The article ends with a call for a uniform child care policy in Dallas and calls the seven or more options discussed “isolated although well-intentioned.”

Many community resources are currently being used to meet these challenges. Dallas has many champions in the cause of latchkey children, and a great deal of positive, exciting work is being done here to address the need.

Leslie Linton

Executive Director

Lone Star Council of Camp Fire

Dallas



MADD GOES TOO FAR



SHERMAKAYE BASS’ report on the DWI trial of Michael Bloom [“Inside Dallas/ Fort Worth,” August] is not an accurate account of what took place. Unlike Ms. Kirk [of Mothers Against Drunk Driving], who never appeared in the courtroom or reviewed any part of the case at all, I was an observer in the courtroom. Had Ms. Kirk bothered to check the record she would have discovered that a) Mr. Bloom is not a District Attorney; b) Judge Moss did not make the quote attributed to him by Ms. Kirk; and c) Judge Orvis did not probate the sentence, the jury did.

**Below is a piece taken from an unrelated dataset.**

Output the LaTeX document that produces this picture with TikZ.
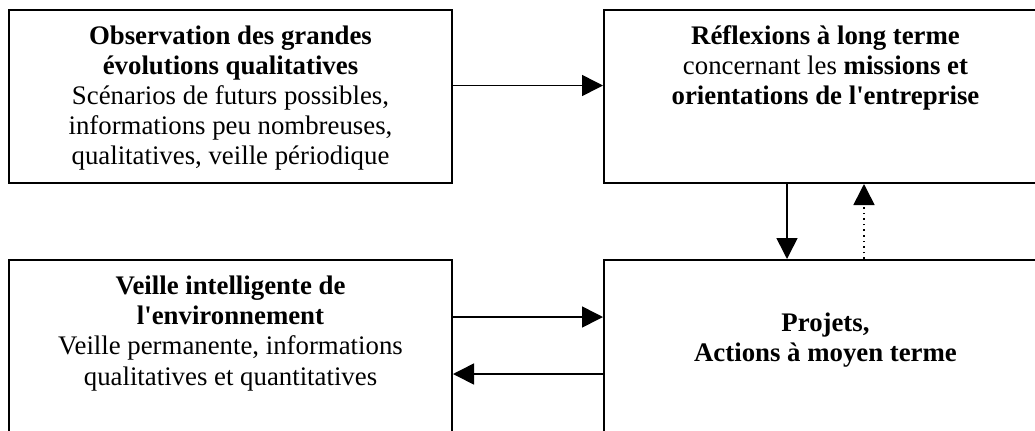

Judge Moss was asked if he considered DWI a serious crime. He answered, “I have difficulty calling it a crime since it is not in the Penal Code… I do, however, consider it a serious problem.” This was strictly an accurate statement of the law. The DWI Statute is part of the Texas Civil Statutes, Article 67.01(1). Judge Moss’ reply was obviously a lawyer being technical and not an attempt to minimize the seriousness of DWIs.

Laura Weed

Dallas



D regrets the errors.



RIPPING THE REDSKINS



RE: “Hog Haters” by Paul Wattles [September]. Okay, I’ll do it! I’ll make the supreme sacrifice and spend more time this season hating the Washington Redskins.

It’s a dirty job, but somebody.. .well, you know.